11/28/2006, 00.00
CHINA – NORTH KOREA

A year later Kim Jong-il's negotiator is back in Beijing

US, Russian, South Korean and Japanese representatives are already in the Chinese capital. Tokyo rules out multilateral dialogue whilst Washington sees direct talks with Pyongyang possible.

Beijing (AsiaNews/Agencies) – North Korea's deputy foreign minister flew into Beijing on Tuesday for renewed six-nation talks on his country's nuclear programme or at least to find some kind of compromise with Chinese and US representatives.

Talks were suspended a year ago after Pyongyang's representatives walked out.

North Korea's nuclear test on october 9 made matters worse pushing the United Nations to impose financial sanctions against the Stalinist regime.

Kim Kye-gwan, who is said to be a protégé of North Korea's 'dear leader', arrived in the Chinese capital last night. Representatives from the United States, South Korea, Japan, and Russia were already there.

The presence of top US negotiator Christopher Hill has given some hope for a direct dialogue between Pyongyang and Washington.

According to US State Department spokesman Sean McCormack, a meeting between Mr Hill and Mr Kim is "certainly an open possibility."

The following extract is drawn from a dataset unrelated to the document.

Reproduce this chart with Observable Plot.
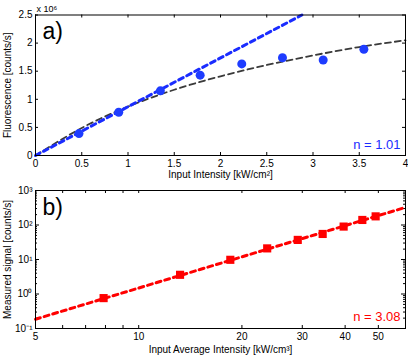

"The issue for us is to make sure we are extremely well-planned and ready for the six-party talks, which we do anticipate will get going at some point very soon," Mr Hill said when he arrived in the Chinese capital on Monday.

Japan's representative Kenichiro Sasae told Japanese reporters that he had held talks with the Chinese and Americans separately but denied that there were any plans for multilateral discussions between the negotiators.

Tokyo has expressed its disappointment for the October 9 test and imposed unilateral sanctions against North Korea.

In September 2005 Pyongyang accepted to take part in six-nation talks about its nuclear programme in exchange for energy supplies and economic benefits.

They were suddenly interrupted two months later when Washington blocked access by North Korea to foreign banks accusing the North Koreans of money laundering and counterfeiting US dollars.